Court rulings have been mixed on whether these lawsuits are allowed to go forward. “But statutory caps on non-economic damages were upheld as constitutional in most of the recent state supreme court cases,” Vandenberg reports.
To secure punitive damages in a malpractice lawsuit, “you have to show egregious, almost criminal, conduct,” says Gregory Dolin, MD, JD, an associate professor of law at University of Baltimore.
Those cases are rare. Damages for pain and suffering are capped, but there is no limit on economic damages. “It’s possible to get multimillion-dollar settlements or verdicts for malpractice cases even with damage caps in place,” Dolin offers.
A stockbroker with 30 more years of earning capacity, whose injuries require lifelong, around-the-clock nursing care, is an example of a case with the potential for significant economic damages. “You could see a verdict for $30 or $40 million that would not be affected by the caps, that is all pure economic damages,” Dolin says. “That is one downside of caps.”
One argument in favor of caps is they remove the incentive for people to file frivolous or nuisance lawsuits. The downside is that potential plaintiffs with meritorious cases, but without large economic damages, are unlikely to find an attorney to pursue the claim. “It’s so expensive to litigate these cases, that no lawyer is likely to take the case,” Dolin says.
If the potential plaintiff is living on Social Security, a fixed income, or a small pension; is older and already past his or her life expectancy; or requires no future medical care, then economic damages are basically non-existent. “The only thing that’s left is pain and suffering,” Dolin notes. “Attorneys don’t want to take the risk when the reward at the end is very limited.”
Plaintiffs who cannot show significant economic damages are unlikely to be compensated. A good example is an ED misdiagnosing or improperly treating a heart attack or a stroke in an elderly patient. “That error may well kill the patient. But it results in very little economic damage,” Dolin says.
The patient’s earning capacity is small or zero. There are no additional ongoing medical expenses because the patient is dead. “What will happen more and more is that attorneys will take only surefire cases,” Dolin predicts. “They want a sure bet.”
Some attorneys require potential plaintiffs to incur the cost of asking an expert to evaluate the case. “Not everybody is able to shell out thousands to get an opinion letter, which may end up going nowhere,” Dolin says.

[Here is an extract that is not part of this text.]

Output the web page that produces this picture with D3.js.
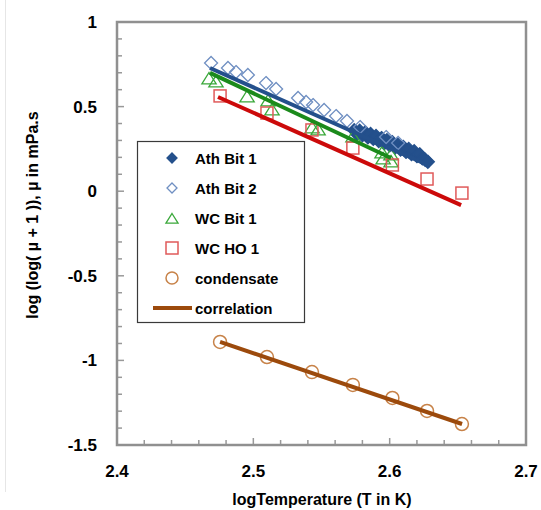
<!DOCTYPE html>
<html>
<head>
<meta charset="utf-8">
<script src="https://cdn.jsdelivr.net/npm/d3@7"></script>
<style>
  body { margin: 0; background: #fff; }
  svg { display: block; }
  text { font-family: "Liberation Sans", Arial, sans-serif; font-weight: bold; fill: #000; }
</style>
</head>
<body>
<svg width="541" height="510"></svg>
<script>
// values (x = log T, y = log(log(mu+1)))
const athBit1 = [
  [2.574, 0.360], [2.576, 0.338], [2.578, 0.358], [2.580, 0.330], [2.582, 0.348],
  [2.584, 0.318], [2.586, 0.338], [2.588, 0.309], [2.590, 0.326], [2.592, 0.296],
  [2.594, 0.314], [2.596, 0.283], [2.598, 0.302], [2.600, 0.271], [2.602, 0.290],
  [2.604, 0.258], [2.606, 0.275], [2.608, 0.246], [2.610, 0.262], [2.612, 0.232],
  [2.614, 0.250], [2.616, 0.219], [2.618, 0.236], [2.620, 0.207], [2.622, 0.218],
  [2.624, 0.194], [2.626, 0.186], [2.628, 0.174]
];
const athBit2 = [
  [2.469, 0.758], [2.4814, 0.728], [2.4873, 0.704], [2.496, 0.687], [2.5093, 0.639],
  [2.5167, 0.604], [2.5328, 0.551], [2.5387, 0.527], [2.5438, 0.509], [2.5519, 0.480],
  [2.5607, 0.444], [2.5687, 0.415], [2.5783, 0.379], [2.5974, 0.320], [2.6062, 0.285]
];
const wcBit1 = [
  [2.4675, 0.663], [2.4726, 0.645], [2.4954, 0.557], [2.5108, 0.533], [2.5137, 0.480],
  [2.5431, 0.374], [2.5475, 0.362], [2.5731, 0.320], [2.5944, 0.226], [2.6010, 0.214],
  [2.5952, 0.190], [2.6010, 0.173]
];
const tempsHO = [2.4756, 2.510, 2.543, 2.573, 2.602, 2.6274, 2.653];
const wcHO1 = [0.563, 0.462, 0.362, 0.255, 0.155, 0.072, -0.011];
const condensate = [-0.891, -0.980, -1.069, -1.145, -1.222, -1.299, -1.376];

// fitted lines, [start, end]
const fitAth = [[2.4682, 0.728], [2.6296, 0.149]];
const fitWC = [[2.4682, 0.699], [2.601, 0.196]];
const fitHO = [[2.4741, 0.557], [2.6524, -0.082]];
const fitCond = [[2.4756, -0.891], [2.6531, -1.376]];

const xTicks = [2.4, 2.5, 2.6, 2.7];
const yTicks = [1, 0.5, 0, -0.5, -1, -1.5];
const legendNames = ["Ath Bit 1", "Ath Bit 2", "WC Bit 1", "WC HO 1", "condensate", "correlation"];

const blue = "#24508c", lightBlue = "#6f8fc2", green = "#1b8a1b", lightGreen = "#3aa83a",
      red = "#cc0a0a", lightRed = "#e05a5a", brown = "#9c4a0c", lightBrown = "#c78248";

let svg = d3.select("svg");
let pLeft = 117, pRight = 526, pTop = 22, pBottom = 445;

let x = d3.scaleLinear().domain([2.4, 2.7]).range([pLeft, pRight]);
let y = d3.scaleLinear().domain([-1.5, 1]).range([pBottom, pTop]);

// faint edge line on the left of the picture
svg.append("line").attr("x1", 5.5).attr("x2", 5.5).attr("y1", 0).attr("y2", 492)
    .attr("stroke", "#e6e6e6");

// axes with inner ticks
let xMinor = d3.range(2.4, 2.7001, 0.02);
let yMinor = d3.range(-1.5, 1.0001, 0.1);

svg.append("g").selectAll("line").data(xMinor).enter().append("line")
    .attr("x1", d => x(d)).attr("x2", d => x(d))
    .attr("y1", pBottom).attr("y2", (d, i) => pBottom - (i % 5 === 0 ? 7 : 5))
    .attr("stroke", "#999").attr("stroke-width", 1.5);

svg.append("g").selectAll("line").data(yMinor).enter().append("line")
    .attr("y1", d => y(d)).attr("y2", d => y(d))
    .attr("x1", pLeft).attr("x2", (d, i) => pLeft + (i % 5 === 0 ? 7 : 5))
    .attr("stroke", "#999").attr("stroke-width", 1.5);

svg.append("rect")
    .attr("x", pLeft).attr("y", pTop)
    .attr("width", pRight - pLeft).attr("height", pBottom - pTop)
    .attr("fill", "none").attr("stroke", "#909090").attr("stroke-width", 2.5);

svg.append("g").selectAll("text").data(xTicks).enter().append("text")
    .attr("x", d => x(d)).attr("y", 477)
    .attr("text-anchor", "middle").attr("font-size", 17)
    .text(d => d3.format(".1f")(d));

svg.append("g").selectAll("text").data(yTicks).enter().append("text")
    .attr("x", 97).attr("y", d => y(d) + 6)
    .attr("text-anchor", "end").attr("font-size", 17)
    .text(d => d === 0 ? "0" : String(d));

svg.append("text")
    .attr("x", 322).attr("y", 505)
    .attr("text-anchor", "middle").attr("font-size", 16)
    .text("logTemperature (T in K)");

svg.append("text")
    .attr("transform", "translate(38,215) rotate(-90)")
    .attr("text-anchor", "middle").attr("font-size", 16)
    .text("log (log( \u00b5 + 1 )), \u00b5 in mPa.s");

// markers
function diamond(g, px, py, s, fill, stroke) {
    g.append("path")
        .attr("d", `M${px},${py - s}L${px + s},${py}L${px},${py + s}L${px - s},${py}Z`)
        .attr("fill", fill).attr("stroke", stroke).attr("stroke-width", 1.3);
}
function triangle(g, px, py, s, stroke) {
    g.append("path")
        .attr("d", `M${px},${py - s}L${px + s * 1.1},${py + s * 0.75}L${px - s * 1.1},${py + s * 0.75}Z`)
        .attr("fill", "none").attr("stroke", stroke).attr("stroke-width", 1.3);
}

let marks = svg.append("g");

athBit1.forEach(d => diamond(marks, x(d[0]), y(d[1]), 6.5, blue, blue));
athBit2.forEach(d => diamond(marks, x(d[0]), y(d[1]), 6.5, "none", lightBlue));
wcBit1.forEach(d => triangle(marks, x(d[0]), y(d[1]), 6.5, lightGreen));

marks.selectAll("rect.ho").data(tempsHO).enter().append("rect")
    .attr("x", d => x(d) - 6).attr("y", (d, i) => y(wcHO1[i]) - 6)
    .attr("width", 12).attr("height", 12)
    .attr("fill", "none").attr("stroke", lightRed).attr("stroke-width", 1.5);

marks.selectAll("circle").data(tempsHO).enter().append("circle")
    .attr("cx", d => x(d)).attr("cy", (d, i) => y(condensate[i]))
    .attr("r", 6.5)
    .attr("fill", "none").attr("stroke", lightBrown).attr("stroke-width", 1.5);

// correlation lines
let line = d3.line().x(d => x(d[0])).y(d => y(d[1]));
[[fitAth, blue], [fitWC, green], [fitHO, red], [fitCond, brown]].forEach(f => {
    svg.append("path").attr("d", line(f[0]))
        .attr("fill", "none").attr("stroke", f[1]).attr("stroke-width", 4);
});

// legend
let leg = svg.append("g");
leg.append("rect").attr("x", 137.5).attr("y", 141.5).attr("width", 167).attr("height", 181)
    .attr("fill", "#fff").attr("stroke", "#3a3a3a").attr("stroke-width", 1.2);

let rowY = d3.range(6).map(i => 158 + i * 30);
leg.selectAll("text").data(legendNames).enter().append("text")
    .attr("x", 195).attr("y", (d, i) => rowY[i] + 6)
    .attr("font-size", 15)
    .text(d => d);

diamond(leg, 172, rowY[0], 5, blue, blue);
diamond(leg, 172, rowY[1], 5, "none", lightBlue);
triangle(leg, 172, rowY[2] + 1, 5.5, lightGreen);
leg.append("rect").attr("x", 166).attr("y", rowY[3] - 6).attr("width", 12).attr("height", 12)
    .attr("fill", "none").attr("stroke", lightRed).attr("stroke-width", 1.5);
leg.append("circle").attr("cx", 172).attr("cy", rowY[4]).attr("r", 6)
    .attr("fill", "none").attr("stroke", lightBrown).attr("stroke-width", 1.5);
leg.append("line").attr("x1", 153).attr("x2", 192).attr("y1", rowY[5]).attr("y2", rowY[5])
    .attr("stroke", brown).attr("stroke-width", 4);
</script>
</body>
</html>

It is not enough that the expert’s opinion is malpractice definitely occurred. Many attorneys will not take the case unless the expert also says it is a winnable case. The bottom line, says Dolin, is lawyers seek cases where they can win a big judgment or settlement based solely on economic damages. This leaves many meritorious malpractice cases unresolved.
“If you remove damage caps, more parties will end up getting compensated,” Dolin says. “But there will probably be more meritless lawsuits.”
Proponents of damage caps say this will raise malpractice premiums, which in turn increases the cost of medical care. Not all states have put caps in place. “Some have considered and rejected them. Others have had courts strike them down,” Dolin says.
Data suggest states with damage caps have lower malpractice premiums, without the doctor shortages that other states are experiencing.6,7 “There is some evidence that caps stem the practice of defensive medicine,” Dolin says. “But there is a huge debate as to how much.”
REFERENCES
- Siebert v. Okun (New Mexico Supreme Court, Case Pending).
- Condon v. St. Alexius Medical Center (North Dakota Supreme Court, 2019).
- Lopez v. Ledesma (California Appellate, 2nd District, 2020).
- Yebuah v. Center for Urological Treatment (Tennessee Court of Appeals, 2020).
- DeFranko v. Poole (Florida District Court of Appeals, 3rd District, 2019).
- Nelson LJ 3rd, Morrisey MA, Kilgore ML. Damages caps in medical malpractice cases. Milbank Q 2007;85:259-286.
- Encinosa WE, Hellinger FJ. Have state caps on malpractice awards increased the supply of physicians? Health Aff (Millwood) 2005; Suppl Web Exclusives:W5-250-W5-258.
These cases allege both professional negligence and medical battery. Insiders explain why that may be problematic.